Rackmountable NAS - any recommendations on brand?

Soldato
Joined
31 Dec 2003
Posts
4,750
Location
Stoke on Trent
Hi all,

I'm in the market for a 4 bay rackmountable NAS to put in 4 x 1TB drives in RAID 5, doesn't need a gigabit port but it would be nice to have a web interface.

Does anyone suggest any particular brand please?

thanks.
 
I would be looking at QNAP or Synology. Both do 4 port rack mountable NASs with a web interface, capable of RAID5.

I have two QNAPs in clients (very small businesses) and both have been in for 2 years now without issue (these are the 2 bay tower versions though).
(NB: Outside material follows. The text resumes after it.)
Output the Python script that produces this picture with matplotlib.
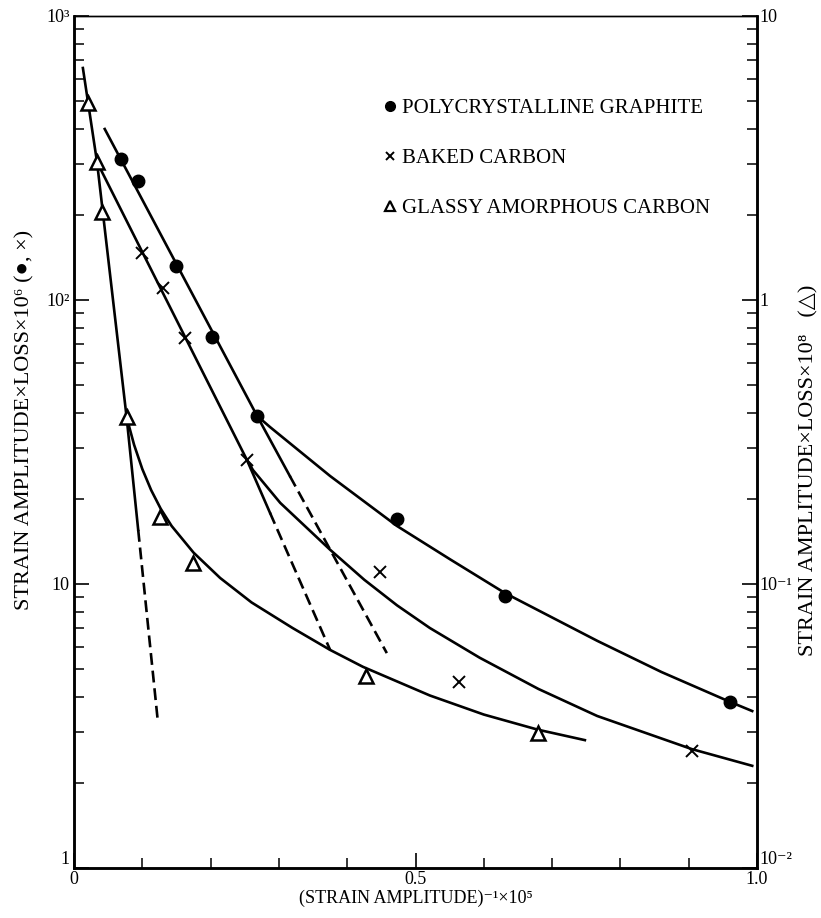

Just make sure you check HDD compatibility if you are running RAID.
 
thanks for the tip, I did have my eye on a synology but didn't want to influence anyone's opinion before I posted, it looks good gear. Good tip about HDDs
 
Yes, with QNAPs there are some issues using the WD Green series drives - basically they drop out sporadically even in non RAID. There is also a disclaimer about using desktop drives in a RAID config, but I have 2x WD10EALS in RAID1 at home that have been totally stable.

Just check the compatibility list first before you spend cash on drives.
 
Also as daft as it sounds, try to source the drives from two supplies, so two drives from one and the other two from another.

Reason behind this, is suppier 1 has gotten a bad batch from the manufacture and you lose a drive they is a high chance you could lose another before the RAID is rebuilt, now the odds of that really happening are very slim, but on a 4 disk RAID5 it is something I would consider doing.

Kimbie
 
thanks for the tips.

Does anyone have any knowledge on the USB / eSata ports on the front of these things?

Perhaps they could be used to take the backups offsite periodically for greater resilience, but does anyone know how easy this function is to use?
 
thanks for the tips.

Does anyone have any knowledge on the USB / eSata ports on the front of these things?

Perhaps they could be used to take the backups offsite periodically for greater resilience, but does anyone know how easy this function is to use?

On the QNAPs, you can plug in multiple external drives to the rear USB or eSata ports and configure a backup to run to the external drives whenever required. I do mine nightly. You could quite easily rotate the drives if you wanted to. The backup is a simple "mirror" type backup where you can tell it to remove extra files on the target. You can also configure it to backup to third party services - I'm using a bucket on Amazon S3 to store some stuff. It also offers the possibility of setting up rsync to a remote NAS or rsync server.

The front USB port AFAIK acts like a standard USB port in that you can plug in an external drive etc. This port can also be used with the "One touch" feature, where you plug in a memory stick/drive, push a button and it copies across the predefined files in either direction.

Have a look on the QNAP/Synology websites - there are live demos of the web interfaces that give you a much better idea of how things work, plus the documentation of course.
 
Last edited:
Which ever you choice you make, ensure it supports SCSI-3 Persistent Reservation of the drives or some of the advanced features of MS server 2012 won't work i.e. Clustering.

cheers mate but I won't be using this kind of OS. The host machine is a ESX machine with some Windows 2k8R2 VMs for which i'm planning on just creating a robocopy script to back the files off to the NAS.

On the QNAPs, you can plug in multiple external drives to the rear USB or eSata ports and configure a backup to run to the external drives whenever required. I do mine nightly. You could quite easily rotate the drives if you wanted to. The backup is a simple "mirror" type backup where you can tell it to remove extra files on the target.

that sounds great because for the cost of an external eSata drive I can get someone at the site to "take the drive home daily and replace it in the morning" giving the data even more redundancy.